A new investment fund targeting celebrity-founded consumer brands has secured US$40 million in commitments and is rapidly approaching its US$50 million fundraising target, signalling growing investor appetite for alternative opportunities beyond traditional asset classes. 

The Global Talent Fund, which has a maximum raise of US$100 million, focuses on building and investing in consumer businesses alongside celebrities, athletes, and influential personalities who play an active role as co-founders rather than simply endorsing products. 

The strategy is based on the belief that changes in consumer behaviour, particularly the rise of social media and digital engagement, have fundamentally altered how brands are built and scaled. 

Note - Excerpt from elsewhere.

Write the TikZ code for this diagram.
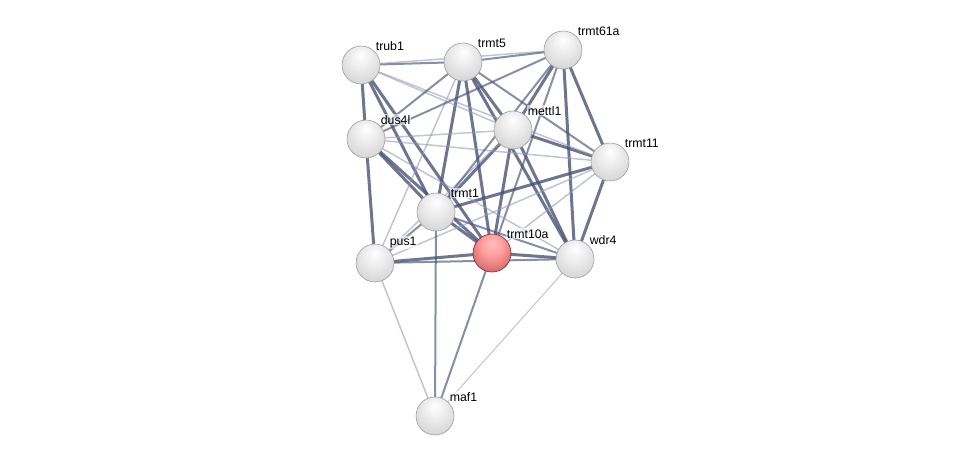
\documentclass[tikz,border=0pt]{standalone}
\usepackage{fontspec}
\setmainfont{Liberation Sans}
\usetikzlibrary{backgrounds}

\definecolor{edgedark}{RGB}{72,82,118}
\definecolor{edgelight}{RGB}{150,156,182}
\pgfdeclareradialshading{greyball}{\pgfpoint{0bp}{14bp}}{color(0bp)=(white); color(14bp)=(white!93!black); color(30bp)=(white!84!black); color(44bp)=(white!74!black); color(50bp)=(white!58!black)}
\pgfdeclareradialshading{redball}{\pgfpoint{0bp}{14bp}}{color(0bp)=(white!75!red); color(14bp)=(white!62!red); color(30bp)=(white!50!red!85!black); color(44bp)=(white!40!red!80!black); color(50bp)=(red!55!black)}
\tikzset{
  gene/.style={circle, minimum size=38pt, inner sep=0pt, draw=gray!75, line width=0.6pt, shading=greyball},
  query/.style={gene, shading=redball, draw={rgb,255:red,130;green,35;blue,40}},
  lbl/.style={font=\fontsize{12.3}{13}\selectfont, inner sep=1pt, fill=white, fill opacity=0.6, text opacity=1},
  strong/.style={edgedark, line width=3pt, opacity=0.8},
  mid/.style={edgedark, line width=2pt, opacity=0.65},
  weak/.style={edgelight, line width=1.5pt, opacity=0.6}
}

\begin{document}
\begin{tikzpicture}[x=1pt, y=-1pt]
\useasboundingbox (0,0) rectangle (975,461);

\node[gene, label={[lbl]45:trub1}] (trub1) at (361,65) {};
\node[gene, label={[lbl]45:trmt5}] (trmt5) at (463,62) {};
\node[gene, label={[lbl]45:trmt61a}] (trmt61a) at (563,50) {};
\node[gene, label={[lbl]45:dus4l}] (dus4l) at (366,139) {};
\node[gene, label={[lbl]45:mettl1}] (mettl1) at (513,130) {};
\node[gene, label={[lbl]45:trmt11}] (trmt11) at (610,162) {};
\node[gene, label={[lbl]45:trmt1}] (trmt1) at (436,212) {};
\node[query, label={[lbl]45:trmt10a}] (trmt10a) at (492,253) {};
\node[gene, label={[lbl]45:pus1}] (pus1) at (375,263) {};
\node[gene, label={[lbl]45:wdr4}] (wdr4) at (575,259) {};
\node[gene, label={[lbl]45:maf1}] (maf1) at (435,416) {};

\begin{scope}[on background layer]
\draw[strong] (trub1.center) -- (dus4l.center); \draw[strong] (dus4l.center) -- (pus1.center);
\draw[strong] (trub1.center) -- (trmt1.center); \draw[strong] (trub1.center) -- (trmt10a.center);
\draw[strong] (dus4l.center) -- (trmt1.center); \draw[strong] (dus4l.center) -- (trmt10a.center);
\draw[strong] (trmt5.center) -- (trmt1.center); \draw[strong] (trmt5.center) -- (trmt10a.center);
\draw[strong] (trmt5.center) -- (mettl1.center); \draw[strong] (trmt5.center) -- (wdr4.center);
\draw[strong] (trmt61a.center) -- (mettl1.center); \draw[strong] (trmt61a.center) -- (wdr4.center);
\draw[strong] (trmt61a.center) -- (trmt11.center); \draw[mid] (trmt61a.center) -- (trmt10a.center);
\draw[strong] (mettl1.center) -- (wdr4.center); \draw[strong] (mettl1.center) -- (trmt10a.center);
\draw[strong] (mettl1.center) -- (trmt1.center); \draw[strong] (mettl1.center) -- (trmt11.center);
\draw[strong] (trmt10a.center) -- (wdr4.center); \draw[strong] (trmt10a.center) -- (pus1.center);
\draw[strong] (trmt10a.center) -- (trmt1.center); \draw[strong] (trmt1.center) -- (trmt11.center);
\draw[strong] (trmt11.center) -- (wdr4.center); \draw[mid] (trmt10a.center) -- (maf1.center);
\draw[weak] (trmt10a.center) -- (trmt11.center); \draw[mid] (pus1.center) -- (trmt1.center);
\draw[weak] (pus1.center) -- (trmt11.center); \draw[mid] (pus1.center) -- (wdr4.center);
\draw[weak] (pus1.center) -- (mettl1.center); \draw[weak] (pus1.center) -- (trmt5.center);
\draw[mid] (trmt1.center) -- (maf1.center); \draw[weak] (pus1.center) -- (maf1.center);
\draw[weak, line width=1pt] (wdr4.center) -- (maf1.center);
\draw[mid] (trub1.center) -- (trmt5.center); \draw[weak] (trub1.center) -- (trmt61a.center);
\draw[mid] (trmt5.center) -- (trmt61a.center); \draw[weak] (trub1.center) -- (mettl1.center);
\draw[weak] (trub1.center) -- (trmt11.center); \draw[weak] (dus4l.center) -- (mettl1.center);
\draw[weak] (dus4l.center) -- (trmt11.center); \draw[mid] (trmt5.center) -- (trmt11.center);
\draw[mid] (trmt5.center) -- (dus4l.center); \draw[mid] (trmt61a.center) -- (dus4l.center);
\draw[mid] (trmt61a.center) -- (trmt1.center); \draw[mid] (trmt1.center) -- (wdr4.center);
\draw[weak] (dus4l.center) -- (wdr4.center);
\end{scope}
\end{tikzpicture}
\end{document}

GTF founding partner Jeremy Hunt, who is helping lead the fund’s strategy, said consumers increasingly feel connected to personalities they follow online and are more willing to support products developed by those individuals. 

“Consumers are searching for content to engage with, and when a celebrity they like or follow takes them on the journey of creating a product or brand, they genuinely feel part of that process,” he said. 

The fund is targeting high-growth consumer sectors including wellness, hydration, beauty and recovery, areas Hunt believes continue to benefit from strong global demand and ongoing innovation. 

Rather than backing celebrity endorsement deals, the fund is seeking businesses where talent is deeply involved in product development, brand creation and long-term growth. 

According to Hunt, authenticity remains one of the biggest differentiators between successful celebrity-backed brands and those that fail. 

“The consumer can see clearly if someone is simply being paid to promote a product,” he said. “The winners are typically the brands where the celebrity has genuinely helped build the business from the ground up.” 

The model has attracted support from several prominent Australian investors and business families, reflecting broader interest in alternative investments with global growth potential. 

Hunt said consumer brands offered a level of tangibility that many investors found appealing. 

“Consumer brands are what we touch, feel, smell and taste every day,” he said. “Our investors understand the growth potential in the model, but they also want to be part of the journey.” 

The fund’s rapid progress towards its fundraising target comes amid growing recognition that celebrity influence, when combined with strong commercial execution and scalable business models, can create significant enterprise value. 

With several high-profile celebrity-founded businesses generating billion-dollar exits in recent years, supporters of the strategy believe the opportunity remains in its early stages.